== Given problem ==
Copy out the material below in full, but not its images.

--

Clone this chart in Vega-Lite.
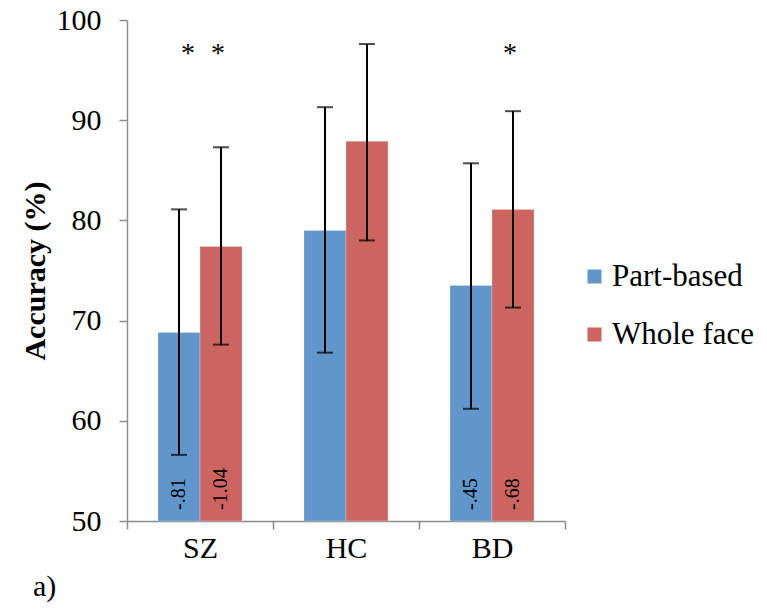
{
  "$schema": "https://vega.github.io/schema/vega-lite/v6.json",
  "autosize": {"type": "none"},
  "padding": {"left": 127, "top": 20, "right": 202, "bottom": 91},
  "width": 438,
  "height": 501,
  "background": "white",
  "title": {"text": "a)", "orient": "bottom", "anchor": "start", "frame": "group", "dx": -94, "offset": 9, "font": "Liberation Serif", "fontSize": 30, "fontWeight": "normal", "color": "black"},
  "config": {
    "view": {"stroke": null},
    "font": "Liberation Serif"
  },
  "data": {"values": [
    {"group": "SZ", "cond": "Part-based", "acc": 68.8, "lo": 56.6, "hi": 81.1, "d": "-.81", "star": "*"},
    {"group": "SZ", "cond": "Whole face", "acc": 77.4, "lo": 67.6, "hi": 87.3, "d": "-1.04", "star": "*"},
    {"group": "HC", "cond": "Part-based", "acc": 79.0, "lo": 66.8, "hi": 91.3, "d": "", "star": ""},
    {"group": "HC", "cond": "Whole face", "acc": 87.9, "lo": 78.0, "hi": 97.6, "d": "", "star": ""},
    {"group": "BD", "cond": "Part-based", "acc": 73.5, "lo": 61.2, "hi": 85.7, "d": "-.45", "star": ""},
    {"group": "BD", "cond": "Whole face", "acc": 81.1, "lo": 71.3, "hi": 90.9, "d": "-.68", "star": "*"}
  ]},
  "encoding": {
    "x": {
      "field": "group", "type": "nominal", "sort": ["SZ", "HC", "BD"],
      "scale": {"paddingInner": 0, "paddingOuter": 0},
      "axis": {
        "title": null, "labelAngle": 0, "labelFontSize": 30, "labelColor": "black",
        "labelFont": "Liberation Serif", "labelPadding": 4,
        "domainColor": "#8c8c8c", "domainWidth": 1.5, "tickColor": "#8c8c8c", "tickWidth": 1.5, "tickSize": 8,
        "tickBand": "extent", "grid": false
      }
    },
    "xOffset": {"field": "cond", "type": "nominal", "scale": {"paddingInner": 0, "paddingOuter": 0.738}}
  },
  "layer": [
    {
      "mark": {"type": "bar", "stroke": "white", "strokeWidth": 0.5, "strokeOpacity": 0.5},
      "encoding": {
        "y": {
          "field": "acc", "type": "quantitative",
          "scale": {"domain": [50, 100], "zero": false, "nice": false},
          "axis": {
            "title": "Accuracy (%)", "titleFontSize": 30, "titleFontWeight": "bold", "titleColor": "black",
            "titleFont": "Liberation Serif", "titlePadding": 6,
            "values": [50, 60, 70, 80, 90, 100],
            "labelFontSize": 30, "labelColor": "black", "labelFont": "Liberation Serif", "labelPadding": 18,
            "domainColor": "#8c8c8c", "domainWidth": 1.5, "tickColor": "#8c8c8c", "tickWidth": 1.5, "tickSize": 8,
            "grid": false
          }
        },
        "y2": {"datum": 50},
        "color": {
          "field": "cond", "type": "nominal",
          "scale": {"domain": ["Part-based", "Whole face"], "range": ["#6096c9", "#cc6560"]},
          "legend": {
            "title": null, "orient": "none", "legendX": 452, "legendY": 241,
            "symbolType": "square", "symbolSize": 196, "symbolStrokeWidth": 0,
            "labelFontSize": 31, "labelFont": "Liberation Serif", "labelColor": "black",
            "labelOffset": 2, "rowPadding": 26, "labelLimit": 300
          }
        }
      }
    },
    {
      "mark": {"type": "rule", "color": "black", "strokeWidth": 2},
      "encoding": {
        "y": {"field": "lo", "type": "quantitative"},
        "y2": {"field": "hi"}
      }
    },
    {
      "mark": {"type": "tick", "color": "black", "thickness": 2, "size": 16},
      "encoding": {"y": {"field": "lo", "type": "quantitative"}}
    },
    {
      "mark": {"type": "tick", "color": "black", "thickness": 2, "size": 16},
      "encoding": {"y": {"field": "hi", "type": "quantitative"}}
    },
    {
      "mark": {"type": "text", "angle": 270, "align": "left", "baseline": "middle", "dx": 11, "fontSize": 20, "font": "Liberation Serif", "color": "black"},
      "encoding": {
        "y": {"datum": 50},
        "text": {"field": "d"}
      }
    },
    {
      "transform": [{"filter": "datum.cond == 'Part-based'"}],
      "mark": {"type": "text", "baseline": "alphabetic", "align": "center", "dx": 9, "fontSize": 28, "font": "Liberation Serif", "color": "black"},
      "encoding": {
        "y": {"datum": 95.8},
        "text": {"field": "star"}
      }
    },
    {
      "transform": [{"filter": "datum.cond == 'Whole face'"}],
      "mark": {"type": "text", "baseline": "alphabetic", "align": "center", "dx": -3, "fontSize": 28, "font": "Liberation Serif", "color": "black"},
      "encoding": {
        "y": {"datum": 95.8},
        "text": {"field": "star"}
      }
    }
  ]
}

--

== Worked answer ==
Clone this chart in Vega-Lite.
{
  "$schema": "https://vega.github.io/schema/vega-lite/v6.json",
  "autosize": {"type": "none"},
  "padding": {"left": 127, "top": 20, "right": 202, "bottom": 91},
  "width": 438,
  "height": 501,
  "background": "white",
  "title": {"text": "a)", "orient": "bottom", "anchor": "start", "frame": "group", "dx": -94, "offset": 9, "font": "Liberation Serif", "fontSize": 30, "fontWeight": "normal", "color": "black"},
  "config": {
    "view": {"stroke": null},
    "font": "Liberation Serif"
  },
  "data": {"values": [
    {"group": "SZ", "cond": "Part-based", "acc": 68.8, "lo": 56.6, "hi": 81.1, "d": "-.81", "star": "*"},
    {"group": "SZ", "cond": "Whole face", "acc": 77.4, "lo": 67.6, "hi": 87.3, "d": "-1.04", "star": "*"},
    {"group": "HC", "cond": "Part-based", "acc": 79.0, "lo": 66.8, "hi": 91.3, "d": "", "star": ""},
    {"group": "HC", "cond": "Whole face", "acc": 87.9, "lo": 78.0, "hi": 97.6, "d": "", "star": ""},
    {"group": "BD", "cond": "Part-based", "acc": 73.5, "lo": 61.2, "hi": 85.7, "d": "-.45", "star": ""},
    {"group": "BD", "cond": "Whole face", "acc": 81.1, "lo": 71.3, "hi": 90.9, "d": "-.68", "star": "*"}
  ]},
  "encoding": {
    "x": {
      "field": "group", "type": "nominal", "sort": ["SZ", "HC", "BD"],
      "scale": {"paddingInner": 0, "paddingOuter": 0},
      "axis": {
        "title": null, "labelAngle": 0, "labelFontSize": 30, "labelColor": "black",
        "labelFont": "Liberation Serif", "labelPadding": 4,
        "domainColor": "#8c8c8c", "domainWidth": 1.5, "tickColor": "#8c8c8c", "tickWidth": 1.5, "tickSize": 8,
        "tickBand": "extent", "grid": false
      }
    },
    "xOffset": {"field": "cond", "type": "nominal", "scale": {"paddingInner": 0, "paddingOuter": 0.738}}
  },
  "layer": [
    {
      "mark": {"type": "bar", "stroke": "white", "strokeWidth": 0.5, "strokeOpacity": 0.5},
      "encoding": {
        "y": {
          "field": "acc", "type": "quantitative",
          "scale": {"domain": [50, 100], "zero": false, "nice": false},
          "axis": {
            "title": "Accuracy (%)", "titleFontSize": 30, "titleFontWeight": "bold", "titleColor": "black",
            "titleFont": "Liberation Serif", "titlePadding": 6,
            "values": [50, 60, 70, 80, 90, 100],
            "labelFontSize": 30, "labelColor": "black", "labelFont": "Liberation Serif", "labelPadding": 18,
            "domainColor": "#8c8c8c", "domainWidth": 1.5, "tickColor": "#8c8c8c", "tickWidth": 1.5, "tickSize": 8,
            "grid": false
          }
        },
        "y2": {"datum": 50},
        "color": {
          "field": "cond", "type": "nominal",
          "scale": {"domain": ["Part-based", "Whole face"], "range": ["#6096c9", "#cc6560"]},
          "legend": {
            "title": null, "orient": "none", "legendX": 452, "legendY": 241,
            "symbolType": "square", "symbolSize": 196, "symbolStrokeWidth": 0,
            "labelFontSize": 31, "labelFont": "Liberation Serif", "labelColor": "black",
            "labelOffset": 2, "rowPadding": 26, "labelLimit": 300
          }
        }
      }
    },
    {
      "mark": {"type": "rule", "color": "black", "strokeWidth": 2},
      "encoding": {
        "y": {"field": "lo", "type": "quantitative"},
        "y2": {"field": "hi"}
      }
    },
    {
      "mark": {"type": "tick", "color": "black", "thickness": 2, "size": 16},
      "encoding": {"y": {"field": "lo", "type": "quantitative"}}
    },
    {
      "mark": {"type": "tick", "color": "black", "thickness": 2, "size": 16},
      "encoding": {"y": {"field": "hi", "type": "quantitative"}}
    },
    {
      "mark": {"type": "text", "angle": 270, "align": "left", "baseline": "middle", "dx": 11, "fontSize": 20, "font": "Liberation Serif", "color": "black"},
      "encoding": {
        "y": {"datum": 50},
        "text": {"field": "d"}
      }
    },
    {
      "transform": [{"filter": "datum.cond == 'Part-based'"}],
      "mark": {"type": "text", "baseline": "alphabetic", "align": "center", "dx": 9, "fontSize": 28, "font": "Liberation Serif", "color": "black"},
      "encoding": {
        "y": {"datum": 95.8},
        "text": {"field": "star"}
      }
    },
    {
      "transform": [{"filter": "datum.cond == 'Whole face'"}],
      "mark": {"type": "text", "baseline": "alphabetic", "align": "center", "dx": -3, "fontSize": 28, "font": "Liberation Serif", "color": "black"},
      "encoding": {
        "y": {"datum": 95.8},
        "text": {"field": "star"}
      }
    }
  ]
}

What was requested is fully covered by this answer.